Given entries →
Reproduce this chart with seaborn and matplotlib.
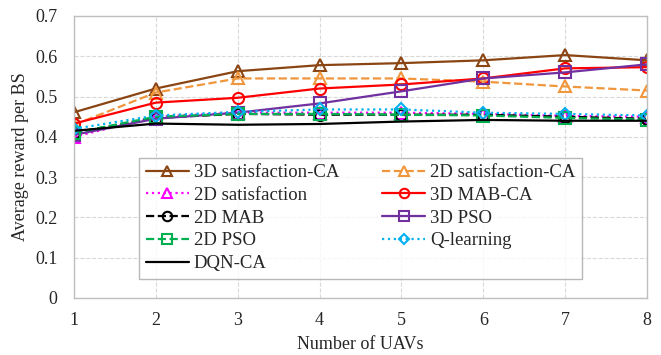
import matplotlib
matplotlib.use("Agg")
import matplotlib.pyplot as plt
import seaborn as sns
import pandas as pd

uavs = [1, 2, 3, 4, 5, 6, 7, 8]
sat3d_ca = [0.461, 0.520, 0.563, 0.578, 0.583, 0.590, 0.603, 0.590]
sat2d_ca = [0.430, 0.510, 0.545, 0.545, 0.545, 0.537, 0.525, 0.515]
sat2d = [0.400, 0.450, 0.460, 0.460, 0.460, 0.457, 0.452, 0.450]
mab3d_ca = [0.433, 0.485, 0.497, 0.520, 0.530, 0.545, 0.570, 0.573]
mab2d = [0.410, 0.447, 0.457, 0.455, 0.455, 0.455, 0.450, 0.445]
pso3d = [0.405, 0.445, 0.460, 0.483, 0.513, 0.545, 0.560, 0.580]
pso2d = [0.410, 0.450, 0.457, 0.457, 0.455, 0.453, 0.447, 0.443]
qlearn = [0.420, 0.453, 0.462, 0.468, 0.468, 0.460, 0.457, 0.453]
dqn_ca = [0.415, 0.433, 0.430, 0.432, 0.438, 0.442, 0.440, 0.440]

series = [
    ("3D satisfaction-CA", sat3d_ca, "#8B4513", "-", "^"),
    ("2D satisfaction-CA", sat2d_ca, "#F0963C", "--", "^"),
    ("2D satisfaction", sat2d, "#FF00FF", ":", "^"),
    ("3D MAB-CA", mab3d_ca, "#FF0000", "-", "o"),
    ("2D MAB", mab2d, "#000000", "--", "o"),
    ("3D PSO", pso3d, "#7030A0", "-", "s"),
    ("2D PSO", pso2d, "#00B050", "--", "s"),
    ("Q-learning", qlearn, "#00B0F0", ":", "D"),
    ("DQN-CA", dqn_ca, "#000000", "-", None),
]

sns.set_theme(style="white")
plt.rcParams['font.family'] = ['Liberation Serif', 'DejaVu Serif']

fig = plt.figure(figsize=(6.61, 3.55), dpi=100)
ax = fig.add_axes([74/661, 1-298/355, (647-74)/661, (298-16)/355])

for name, vals, color, ls, mk in series:
    df = pd.DataFrame({"x": uavs, "y": vals})
    kw = dict(color=color, linestyle=ls, linewidth=1.6, label=name)
    if mk is not None:
        ms = 6 if mk == "D" else 8
        kw.update(marker=mk, markersize=ms, markerfacecolor="none",
                  markeredgecolor=color, markeredgewidth=1.5)
    sns.lineplot(data=df, x="x", y="y", ax=ax, **kw)

ax.set_xlim(1, 8)
ax.set_ylim(0, 0.7)
ax.set_xticks(uavs)
ax.set_yticks([0, 0.1, 0.2, 0.3, 0.4, 0.5, 0.6, 0.7])
ax.set_yticklabels(["0", "0.1", "0.2", "0.3", "0.4", "0.5", "0.6", "0.7"])
ax.grid(True, color="#d9d9d9", linestyle="--", linewidth=0.8)
ax.set_axisbelow(True)
for s in ax.spines.values():
    s.set_color("#bfbfbf")
    s.set_linewidth(1.0)
ax.tick_params(axis="both", labelsize=13, length=0)
ax.tick_params(axis="y", pad=12)
ax.tick_params(axis="x", pad=10)
ax.set_xlabel("Number of UAVs", fontsize=13, labelpad=5)
ax.set_ylabel("Average reward per BS", fontsize=13, labelpad=4)

handles, labels = ax.get_legend_handles_labels()
order = [0, 2, 4, 6, 8, 1, 3, 5, 7]
leg = ax.legend([handles[i] for i in order], [labels[i] for i in order],
                loc="lower center", bbox_to_anchor=(0.5, 0.035), ncol=2,
                fontsize=13.5, frameon=True, fancybox=False, edgecolor="#a6a6a6",
                handlelength=2.3, columnspacing=2.3, labelspacing=0.3,
                borderpad=0.35, handletextpad=0.25, markerscale=0.85)
leg.get_frame().set_linewidth(1.0)

fig.savefig("out.png", dpi=100)
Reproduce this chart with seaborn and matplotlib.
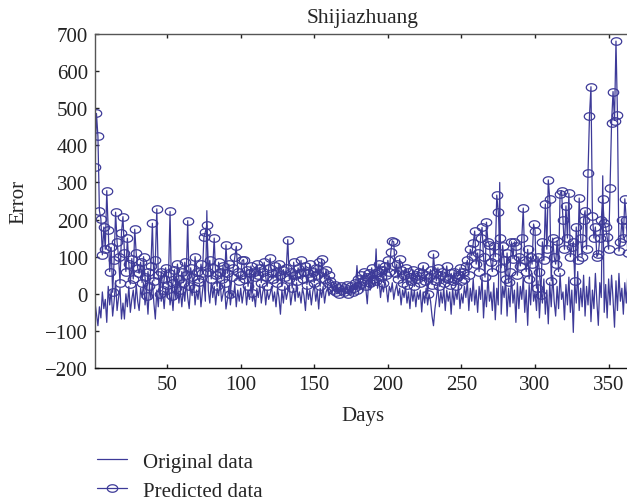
import numpy as np
import pandas as pd
import matplotlib
matplotlib.use('Agg')
import matplotlib.pyplot as plt
from matplotlib.path import Path
import seaborn as sns

# Data (error per day)
days = list(range(1, 366))

predicted = [
    343, 486, 424, 224, 202, 105, 180, 120, 278, 173,
    60, 125, 4, 90, 220, 140, 100, 28, 165, 208,
    110, 60, 150, 80, 26, 95, 40, 174, 110, 70,
    55, 85, 30, 100, 45, -5, 60, 20, 75, 190,
    35, 90, 229, 50, -1, 60, 10, 40, 70, 25,
    55, 222, -5, 30, 65, 15, 80, 40, 10, 60,
    30, 85, 50, 197, 20, 70, 45, 15, 100, 60,
    40, 33, 80, 55, 152, 167, 185, 60, 90, 40,
    70, 150, 50, 20, 85, 60, 40, 75, 30, 132,
    55, 80, 0, 45, 70, 100, 128, 60, 35, 50,
    90, 92, 40, 65, 20, 55, 75, 2, 60, 45,
    80, 50, 70, 30, 60, 85, 45, 20, 70, 96,
    55, 40, 75, 60, 30, 80, 50, 20, 65, 45,
    70, 146, 40, 60, 15, 85, 50, 35, 70, 55,
    90, 40, 60, 75, 25, 55, 80, 45, 60, 30,
    70, 50, 85, 20, 94, 60, 40, 65, 30, 50,
    35, 20, 10, 25, 5, 15, 0, 20, 10, 5,
    15, 25, 0, 10, 20, 5, 15, 30, 10, 40,
    25, 50, 35, 60, 20, 45, 55, 30, 70, 40,
    55, 35, 60, 80, 45, 65, 30, 75, 50, 90,
    60, 112, 143, 140, 55, 80, 40, 94, 65, 30,
    50, 70, 25, 60, 45, 35, 65, 20, 50, 40,
    60, 30, 55, 76, 35, 50, 0, 45, 65, 25,
    107, 55, 35, 70, 20, 50, 60, 30, 45, 75,
    40, 25, 55, 35, 60, 20, 45, 50, 70, 35,
    60, 40, 75, 90, 50, 120, 103, 137, 169, 80,
    110, 60, 150, 179, 100, 45, 193, 140, 132, 85,
    60, 130, 100, 266, 221, 150, 70, 130, 90, 40,
    110, 31, 60, 140, 95, 140, 130, 50, 100, 75,
    150, 231, 90, 60, 120, 40, 100, 80, 188, 170,
    15, 100, 60, -3, 140, 90, 242, 120, 307, 256,
    35, 150, 100, 80, 143, 60, 269, 278, 200, 120,
    237, 150, 271, 100, 125, 140, 35, 180, 90, 258,
    150, 100, 200, 224, 120, 326, 480, 558, 210, 150,
    180, 100, 107, 150, 200, 256, 190, 179, 152, 120,
    286, 460, 545, 467, 681, 483, 115, 139, 200, 150,
    256, 200, 110, 150, 180,
]

original = [
    -23, -55, -86, -35, -65, 5, -40, -15, -77, 20,
    -30, 10, -60, -20, 35, -45, -10, 15, -68, -25,
    -68, 0, -35, 20, -50, -15, 10, -40, 25, -20,
    -45, 15, -10, 30, -30, 5, -55, 20, -15, 35,
    -25, -68, 10, -35, 25, -20, 5, -40, 15, -10,
    30, -30, 0, -45, 20, -15, 40, -25, 10, -35,
    15, -20, 35, -10, -40, 20, -5, 30, -30, 10,
    -15, 25, -35, 5, 40, -20, 224, 10, -25, 30,
    -10, 20, -30, 15, -5, 35, -20, 0, 25, -41,
    -15, 20, -30, 5, -10, 25, -35, 10, -20, 15,
    -25, 5, 20, -30, 10, -15, 30, -20, 0, -35,
    15, -10, 25, -25, 5, 20, -30, 10, -15, 0,
    20, -20, 5, -35, 15, -10, -55, 10, -25, 20,
    -15, 5, 25, -30, 0, 15, -20, 30, -10, 5,
    -25, 15, -5, -45, 20, -15, 10, -30, 5, 25,
    -20, 10, -41, 15, -10, 20, -25, 5, 15, -5,
    10, 0, 15, 5, 20, 0, 10, 5, 15, 0,
    10, 20, 5, 15, 0, 10, 25, 15, 76, 20,
    10, 30, 5, 25, 15, -27, 35, 10, 45, 20,
    30, 121, 15, 40, -10, 25, 5, 35, 15, -22,
    20, 5, 30, -15, 10, 25, -5, 15, -30, 10,
    -10, 20, -25, 5, -40, 15, -20, 10, -35, 5,
    -15, 10, -49, 5, -25, 15, -30, 0, -20, -60,
    -86, -40, -10, 20, -35, 5, -25, 15, -45, 10,
    -20, 5, -55, 15, -30, 10, -15, 25, -40, 0,
    -25, 20, -10, 35, -45, 15, -20, 40, -30, 10,
    -50, 20, -15, 45, -65, 10, -35, 50, -20, 5,
    -45, 30, -70, 15, -30, 300, -55, 20, -10, 40,
    -60, 15, -35, 50, -25, 10, -77, 30, -40, 20,
    -15, 45, -50, 10, -85, 25, -30, 55, -20, 5,
    -45, 35, -65, 15, -25, 40, -55, 10, -81, 30,
    -35, 50, -20, -60, 20, -40, 55, -15, 5, -70,
    25, -30, 45, -50, 10, -104, 35, -25, 60, -45,
    15, -35, 50, -60, 20, -30, 45, -75, 10, -40,
    55, -20, -85, 30, -10, 318, -50, 25, -65, 40,
    -30, 50, -15, -90, 35, -45, 55, -20, 15, -55,
    30, -25, 50, -10, 20,
]

y_ticks = list(range(-200, 701, 100))
x_ticks = [50, 100, 150, 200, 250, 300, 350]

df = pd.DataFrame({'Days': days, 'Original': original, 'Predicted': predicted})

sns.set_style('ticks')
plt.rcParams['font.family'] = ['Liberation Serif', 'DejaVu Serif']

color = '#3d3a98'
fs = 15

# slightly flattened circle, as in the reference
t = np.linspace(0, 2 * np.pi, 60)
ellipse = Path(np.column_stack([np.cos(t), 0.72 * np.sin(t)]), closed=True)

fig = plt.figure(figsize=(6.27, 5.02), dpi=100)
ax = fig.add_axes([0.1515, 0.2649, 0.8544, 0.6653])

sns.lineplot(data=df, x='Days', y='Original', ax=ax, color=color, lw=0.9,
             label='Original data')
sns.lineplot(data=df, x='Days', y='Predicted', ax=ax, color=color, lw=0.9,
             marker=ellipse, markersize=7.5, markerfacecolor='none',
             markeredgecolor=color, markeredgewidth=0.9, label='Predicted data')

ax.set_xlim(1, 365)
ax.set_ylim(-200, 700)
ax.set_xticks(x_ticks)
ax.set_yticks(y_ticks)
ax.tick_params(direction='in', length=3, width=1, top=True, right=True,
               labelsize=fs, colors='#222222', pad=5)
for s in ax.spines.values():
    s.set_color('#555555')
    s.set_linewidth(1)
ax.spines['bottom'].set_color('#111111')

ax.set_title('Shijiazhuang', fontsize=15.5, pad=9)
ax.set_xlabel('Days', fontsize=fs)
ax.set_ylabel('Error', fontsize=fs)
ax.xaxis.set_label_coords(0.5, -0.115)
ax.yaxis.set_label_coords(-0.125, 0.5)

ax.legend(loc='upper left', bbox_to_anchor=(97 / 627, 1 - 453 / 502),
          bbox_transform=fig.transFigure, frameon=False, fontsize=fs,
          handlelength=1.45, handletextpad=0.75, labelspacing=0.45,
          borderpad=0, borderaxespad=0)

fig.savefig('out.png', dpi=100)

What you are asked to do → Copy nothing but the lines from the top of the data down to the line containing "1-298/355, (647-74)/661, (298-16)/355])", and leave the pictures out.

Solution below →
Reproduce this chart with seaborn and matplotlib.
import matplotlib
matplotlib.use("Agg")
import matplotlib.pyplot as plt
import seaborn as sns
import pandas as pd

uavs = [1, 2, 3, 4, 5, 6, 7, 8]
sat3d_ca = [0.461, 0.520, 0.563, 0.578, 0.583, 0.590, 0.603, 0.590]
sat2d_ca = [0.430, 0.510, 0.545, 0.545, 0.545, 0.537, 0.525, 0.515]
sat2d = [0.400, 0.450, 0.460, 0.460, 0.460, 0.457, 0.452, 0.450]
mab3d_ca = [0.433, 0.485, 0.497, 0.520, 0.530, 0.545, 0.570, 0.573]
mab2d = [0.410, 0.447, 0.457, 0.455, 0.455, 0.455, 0.450, 0.445]
pso3d = [0.405, 0.445, 0.460, 0.483, 0.513, 0.545, 0.560, 0.580]
pso2d = [0.410, 0.450, 0.457, 0.457, 0.455, 0.453, 0.447, 0.443]
qlearn = [0.420, 0.453, 0.462, 0.468, 0.468, 0.460, 0.457, 0.453]
dqn_ca = [0.415, 0.433, 0.430, 0.432, 0.438, 0.442, 0.440, 0.440]

series = [
    ("3D satisfaction-CA", sat3d_ca, "#8B4513", "-", "^"),
    ("2D satisfaction-CA", sat2d_ca, "#F0963C", "--", "^"),
    ("2D satisfaction", sat2d, "#FF00FF", ":", "^"),
    ("3D MAB-CA", mab3d_ca, "#FF0000", "-", "o"),
    ("2D MAB", mab2d, "#000000", "--", "o"),
    ("3D PSO", pso3d, "#7030A0", "-", "s"),
    ("2D PSO", pso2d, "#00B050", "--", "s"),
    ("Q-learning", qlearn, "#00B0F0", ":", "D"),
    ("DQN-CA", dqn_ca, "#000000", "-", None),
]

sns.set_theme(style="white")
plt.rcParams['font.family'] = ['Liberation Serif', 'DejaVu Serif']

fig = plt.figure(figsize=(6.61, 3.55), dpi=100)
ax = fig.add_axes([74/661, 1-298/355, (647-74)/661, (298-16)/355])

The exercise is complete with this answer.